◆ DATA SHOWN:
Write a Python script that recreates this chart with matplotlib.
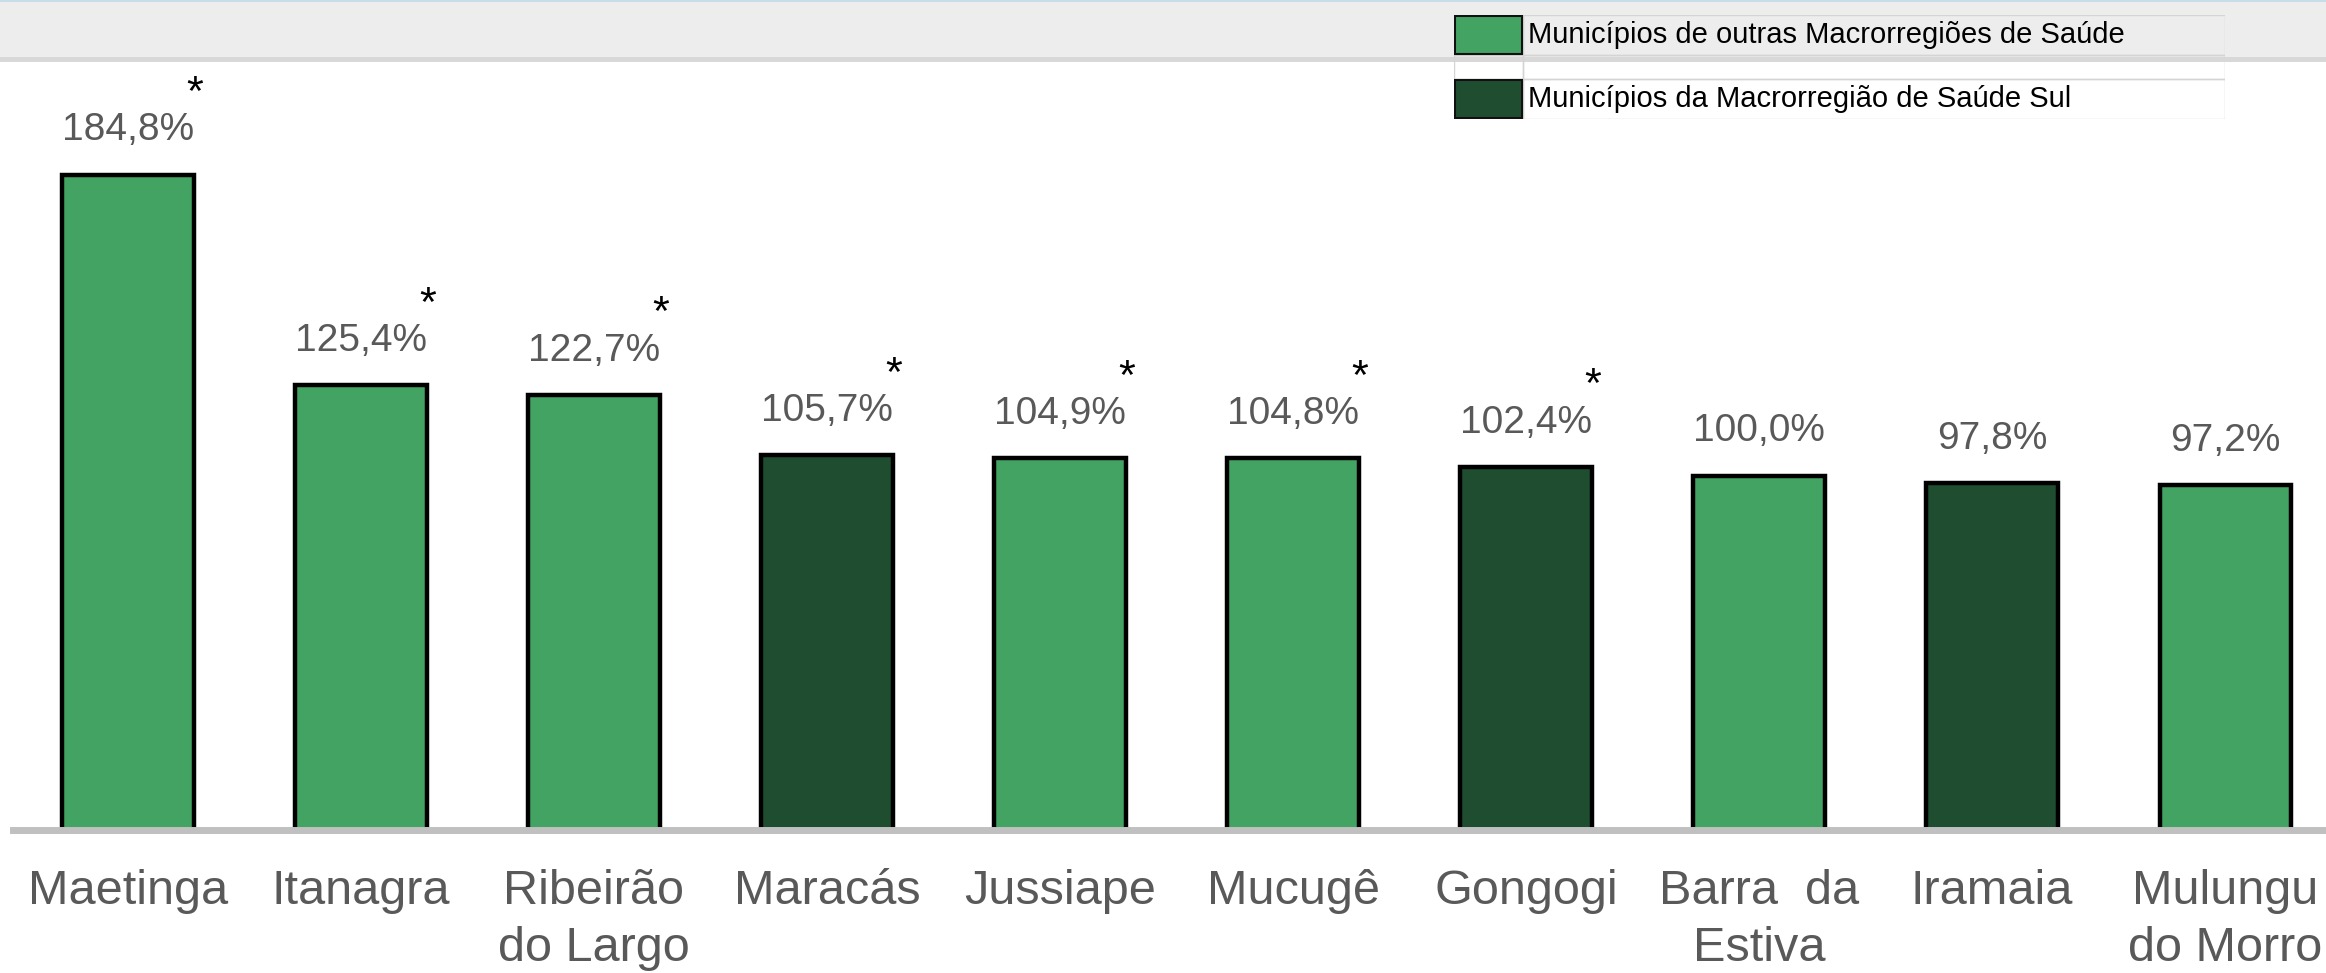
import matplotlib.pyplot as plt
from matplotlib.patches import Rectangle

# dados
municipios = ['Maetinga', 'Itanagra', 'Ribeirão\ndo Largo', 'Maracás', 'Jussiape',
              'Mucugê', 'Gongogi', 'Barra  da\nEstiva', 'Iramaia', 'Mulungu\ndo Morro']
percentuais = [184.8, 125.4, 122.7, 105.7, 104.9, 104.8, 102.4, 100.0, 97.8, 97.2]
macro_sul = [False, False, False, True, False, False, True, False, True, False]
asterisco = [True, True, True, True, True, True, True, False, False, False]
rotulos_legenda = ['Municípios de outras Macrorregiões de Saúde',
                   'Municípios da Macrorregião de Saúde Sul']

VERDE_CLARO = '#43a363'
VERDE_ESCURO = '#1f4d2f'
CINZA_TEXTO = '#595959'

plt.rcParams['font.family'] = ['Liberation Sans', 'DejaVu Sans']
plt.rcParams['hatch.linewidth'] = 1.4

W, H = 2326, 973
fig = plt.figure(figsize=(W / 100, H / 100), dpi=100)

# fundo: faixa hachurada no topo (em pixels)
bg = fig.add_axes([0, 0, 1, 1])
bg.set_xlim(0, W)
bg.set_ylim(H, 0)
bg.axis('off')
bg.add_patch(Rectangle((0, 0), W, 57, facecolor='#fbfbfb', edgecolor='#ededed',
                       hatch='/' * 20, linewidth=0))
bg.add_patch(Rectangle((0, 57), W, 5, facecolor='#d8d8d8', linewidth=0))
bg.add_patch(Rectangle((0, 0), W, 2, facecolor='#c9dcea', linewidth=0))

# grafico principal
ax = fig.add_axes([0, 0, 1, 1])
ax.patch.set_alpha(0)
ax.axis('off')
ax.set_xlim(-0.549, 9.433)
ax.set_ylim(-40.3, 234.1)

cores = [VERDE_ESCURO if s else VERDE_CLARO for s in macro_sul]
x = list(range(len(municipios)))
ax.bar(x, percentuais, width=0.563, color=cores, edgecolor='black', linewidth=3.2, zorder=2)
ax.axhline(0, xmin=13 / W, color='#c0c0c0', linewidth=5, zorder=3)

for i, v in enumerate(percentuais):
    ax.annotate(f'{v:.1f}%'.replace('.', ','), (i, v), xytext=(0, 32),
                textcoords='offset points', ha='center', va='center',
                fontsize=28, color=CINZA_TEXTO)
    if asterisco[i]:
        ax.annotate('*', (i, v), xytext=(48, 58), textcoords='offset points',
                    ha='center', va='center', fontsize=31, color='black')
    ax.text(i, -11, municipios[i], ha='center', va='top', fontsize=35,
            color=CINZA_TEXTO, linespacing=1.35)

# legenda em forma de tabela
lax = fig.add_axes([1454 / W, 1 - 119 / H, 771 / W, 104 / H])
lax.set_xlim(0, 771)
lax.set_ylim(104, 0)
lax.axis('off')
linhas = [(0, 40), (40, 64), (64, 104)]
for (y0, y1) in linhas:
    lax.add_patch(Rectangle((0, y0), 69, y1 - y0, fill=False, edgecolor='#d4d4d4', linewidth=1))
    lax.add_patch(Rectangle((69, y0), 702, y1 - y0, fill=False, edgecolor='#d4d4d4', linewidth=1))
for (y0, y1), cor, rot in zip([linhas[0], linhas[2]], [VERDE_CLARO, VERDE_ESCURO], rotulos_legenda):
    lax.add_patch(Rectangle((1, y0 + 1), 67, y1 - y0 - 2, facecolor=cor,
                            edgecolor='#111111', linewidth=1.5))
    lax.text(74, (y0 + y1) / 2, rot, ha='left', va='center', fontsize=21, color='black')

fig.savefig('out.png', dpi=100)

◆ TASK DESCRIPTION:
Look at the listing and set down only the lines from its start through the line with "from matplotlib.patches import Rectangle", word for word and without pictures.

◆ FULL OUTPUT:
Write a Python script that recreates this chart with matplotlib.
import matplotlib.pyplot as plt
from matplotlib.patches import Rectangle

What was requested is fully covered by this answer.